Elizabeth Lawton • February 27, 2013

Kellogg Institute PhD Fellow Sandra Botero has won two prestigious fellowships to support her research on the policy outcomes of judicial decisions in Colombia and Argentina.

Botero received an International Dissertation Research Fellowship from the Social Science Research Council (SSRC) and a Dissertation Research Improvement Grant from the National Science Foundation (NSF) for her project, “High Courts and Socioeconomic Rights in Latin America.”

Botero is studying under what conditions courts in new democracies produce effective political and social change—and why some rulings have greater policy impact than others.

“Receiving the two awards is a tremendous honor,” she says. “Together, they have allowed me to carry out exactly the kind of fieldwork I dreamed of when I first drafted my research project.”
 
“I interviewed government officials, politicians, litigants, human rights activists, lawyers, and researchers, as well as current and former justices and staffers in both high tribunals,” Botero says.

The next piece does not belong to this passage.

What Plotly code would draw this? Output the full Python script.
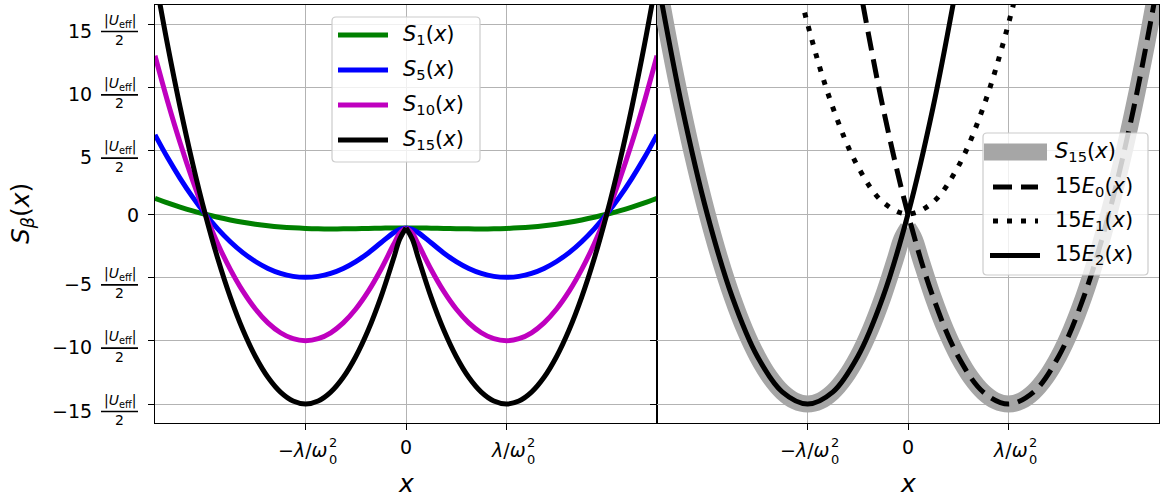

Drawing on data from local archives and interviews, Botero’s dissertation investigates the impact of recent high court rulings on socioeconomic rights in Latin America by examining the policy outcomes of landmark rulings on health, environmental, and social welfare issues in Colombia and Argentina.

“Decisions of this nature can have—and in many cases are having—far-reaching budgetary, political, and social consequences, most of which we do not fully understand,” she says. “I am particularly interested in how a court’s interaction with civil society groups shapes the effects of its rulings.”

The SSRC and NSF grants have made possible Botero’s current field research in Argentina, which compliments earlier fieldwork in Colombia.

“My fieldwork has been a fascinating and challenging experience, allowing me to learn about the way high courts, the government, and civil society interact by observing them and by speaking with people who are directly involved in the cases I study,” she says.

A Colombia native and current PhD candidate in political science, Botero earned a BA in history from the Universidad Nacional in Bogotá and an MA in Latin American studies from the University of Texas at Austin.

The SSRC fellowship offers up to 12 months of support to PhD candidates to conduct dissertation research outside of the US, particularly work informed by interdisciplinary and cross-regional perspectives. The NSF grant allows doctoral students to undertake significant data-gathering projects and to conduct off-campus field research.